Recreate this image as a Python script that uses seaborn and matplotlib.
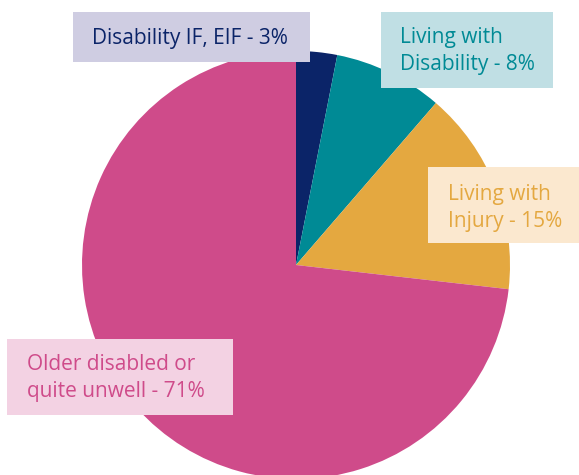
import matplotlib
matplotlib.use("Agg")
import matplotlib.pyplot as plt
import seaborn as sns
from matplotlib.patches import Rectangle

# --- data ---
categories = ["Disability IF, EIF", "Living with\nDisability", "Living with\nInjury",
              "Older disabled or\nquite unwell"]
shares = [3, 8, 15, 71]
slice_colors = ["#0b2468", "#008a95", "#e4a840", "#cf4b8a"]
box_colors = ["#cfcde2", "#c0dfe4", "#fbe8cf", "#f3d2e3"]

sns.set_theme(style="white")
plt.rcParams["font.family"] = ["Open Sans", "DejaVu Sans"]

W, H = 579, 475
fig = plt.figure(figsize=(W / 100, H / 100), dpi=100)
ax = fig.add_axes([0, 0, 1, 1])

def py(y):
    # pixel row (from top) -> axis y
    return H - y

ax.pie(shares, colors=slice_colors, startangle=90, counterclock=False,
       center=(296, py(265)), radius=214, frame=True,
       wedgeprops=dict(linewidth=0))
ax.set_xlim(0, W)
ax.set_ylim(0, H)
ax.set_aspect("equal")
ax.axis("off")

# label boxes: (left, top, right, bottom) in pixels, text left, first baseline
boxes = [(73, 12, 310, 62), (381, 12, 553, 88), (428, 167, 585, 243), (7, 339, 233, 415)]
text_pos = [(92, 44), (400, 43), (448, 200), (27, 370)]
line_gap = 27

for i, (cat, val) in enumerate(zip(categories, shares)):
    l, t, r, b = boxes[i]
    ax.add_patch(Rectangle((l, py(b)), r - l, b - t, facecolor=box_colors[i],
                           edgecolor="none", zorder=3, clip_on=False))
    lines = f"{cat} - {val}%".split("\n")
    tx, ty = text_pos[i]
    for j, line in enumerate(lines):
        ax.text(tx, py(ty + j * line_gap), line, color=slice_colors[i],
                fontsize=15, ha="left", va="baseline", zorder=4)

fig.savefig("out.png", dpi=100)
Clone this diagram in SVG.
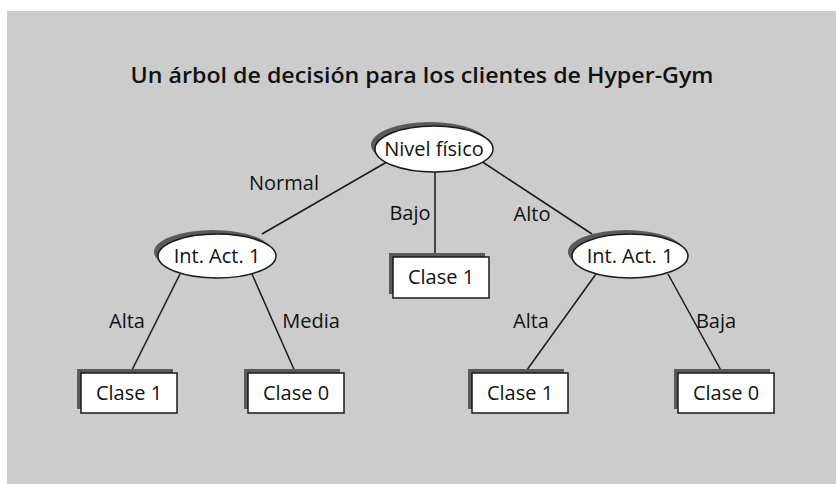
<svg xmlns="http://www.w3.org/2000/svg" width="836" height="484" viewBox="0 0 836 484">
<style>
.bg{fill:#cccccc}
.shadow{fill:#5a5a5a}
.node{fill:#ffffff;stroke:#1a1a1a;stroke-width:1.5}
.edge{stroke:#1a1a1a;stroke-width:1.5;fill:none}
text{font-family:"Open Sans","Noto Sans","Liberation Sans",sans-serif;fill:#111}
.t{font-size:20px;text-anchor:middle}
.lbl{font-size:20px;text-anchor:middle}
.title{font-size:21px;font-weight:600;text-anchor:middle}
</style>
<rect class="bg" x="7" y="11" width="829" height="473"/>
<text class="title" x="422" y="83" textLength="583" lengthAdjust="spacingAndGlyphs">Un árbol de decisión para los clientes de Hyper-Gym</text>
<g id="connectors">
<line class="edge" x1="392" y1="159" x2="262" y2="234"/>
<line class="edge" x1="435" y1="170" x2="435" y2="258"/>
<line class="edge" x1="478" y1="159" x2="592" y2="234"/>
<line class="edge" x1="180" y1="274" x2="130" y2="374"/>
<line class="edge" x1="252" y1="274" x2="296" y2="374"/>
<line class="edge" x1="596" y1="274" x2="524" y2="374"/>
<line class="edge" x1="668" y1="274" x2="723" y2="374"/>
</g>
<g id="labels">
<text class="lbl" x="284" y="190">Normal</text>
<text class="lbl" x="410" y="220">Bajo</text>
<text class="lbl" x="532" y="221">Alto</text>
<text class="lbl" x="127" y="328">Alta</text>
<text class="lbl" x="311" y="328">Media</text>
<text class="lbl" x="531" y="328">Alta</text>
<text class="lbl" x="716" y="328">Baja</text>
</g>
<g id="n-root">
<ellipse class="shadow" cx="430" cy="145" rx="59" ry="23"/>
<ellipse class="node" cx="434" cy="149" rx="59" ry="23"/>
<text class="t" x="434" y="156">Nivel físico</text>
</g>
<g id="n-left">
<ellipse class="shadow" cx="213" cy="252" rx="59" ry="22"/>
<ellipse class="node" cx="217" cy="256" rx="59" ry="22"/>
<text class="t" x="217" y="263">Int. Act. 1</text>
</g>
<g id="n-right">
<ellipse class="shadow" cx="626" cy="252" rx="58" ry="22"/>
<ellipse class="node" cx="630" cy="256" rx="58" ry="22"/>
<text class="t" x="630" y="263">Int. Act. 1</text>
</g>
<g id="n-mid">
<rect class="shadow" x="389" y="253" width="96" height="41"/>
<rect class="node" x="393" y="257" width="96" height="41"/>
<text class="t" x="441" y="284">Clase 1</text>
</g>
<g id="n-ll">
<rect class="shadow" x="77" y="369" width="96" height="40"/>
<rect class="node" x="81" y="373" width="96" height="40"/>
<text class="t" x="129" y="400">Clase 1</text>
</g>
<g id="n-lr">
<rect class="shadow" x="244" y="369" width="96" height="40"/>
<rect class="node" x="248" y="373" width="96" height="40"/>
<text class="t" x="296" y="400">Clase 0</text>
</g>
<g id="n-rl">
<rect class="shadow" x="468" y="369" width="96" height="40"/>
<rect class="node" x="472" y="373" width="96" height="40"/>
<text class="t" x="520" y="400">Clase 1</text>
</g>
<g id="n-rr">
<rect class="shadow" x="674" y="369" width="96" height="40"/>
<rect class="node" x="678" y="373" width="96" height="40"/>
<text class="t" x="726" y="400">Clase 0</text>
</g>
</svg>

Given request:
Only the lines from the start of the records to the one containing "from matplotlib.patches import Rectangle" should be repeated, exactly and with both ends kept; drop any pictures.

Exercise solution:
Recreate this image as a Python script that uses seaborn and matplotlib.
import matplotlib
matplotlib.use("Agg")
import matplotlib.pyplot as plt
import seaborn as sns
from matplotlib.patches import Rectangle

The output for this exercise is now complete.